The Ford Sewing Machinists Strike, led by Rose Boland, Eileen Pullen, Vera Sime, Gwen Davis, and Sheila Douglass, began on 7 June 1968, when women sewing machinists at Ford Motor Company Limited’s Dagenham plant in London walked out, followed later by the machinists at Ford’s Halewood Body & Assembly plant. The women made car seat covers and as stock ran out the strike eventually resulted in a halt to all car production.

The Dagenham sewing machinists walked out when they were informed that their jobs were graded in Category B (less skilled production jobs), instead of Category C (more skilled production jobs), and that they would be paid 15% less than the full B rate received by men. At the time it was common practice for companies to pay women less than men, irrespective of the skills involved.

Following the intervention of Barbara Castle, the Secretary of State for Employment and Productivity in Harold Wilson’s government, the strike ended three weeks after it began, as a result of a deal that immediately increased their rate of pay to 8% below that of men, rising to the full category B rate the following year. Women were only regraded into Category C following a further six-week strike in 1984.

The movement ultimately resulted in the passing of the Equal Pay Act 1970, which came into force in 1975 and which did, for the first time, aim to prohibit inequality of treatment between men and women in Britain in terms of pay and conditions of employment.
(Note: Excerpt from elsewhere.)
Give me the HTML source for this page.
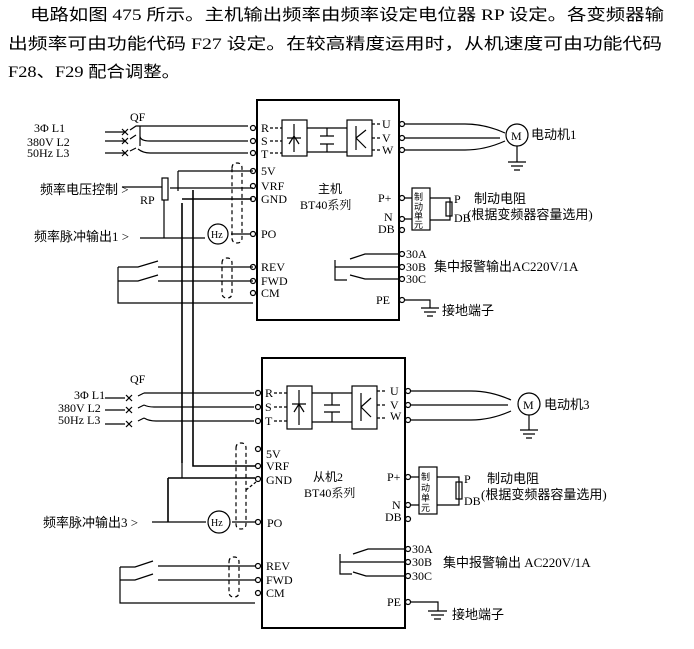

Once the UK joined the European Union in 1973, it also became subject to Article 119 of the 1957 Treaty of Rome, which specified that men and women should receive equal pay for equal work.

The Dagenham Ford Sewing Machinists are a huge inspiration of mine. They are part of the reason I became involved in politics, after being raised by a trade unionist mother who taught me all about them as I was growing up. To have this kind of history on our doorstep is wonderful. I am proud to be a woman born and raised in Dagenham, knowing that these strong inspirational women created history here.

On International Women’s Day 2020 I stand alongside every other woman involved in the #EachForEqual campaign. We will challenge gender stereotypes and bias. We will help forge a gender equal world. And we will celebrate women’s achievements.

I am proud to be the new Women’s Officer for Dagenham and Rainham CLP and look forward to the year ahead, celebrating and empowering women.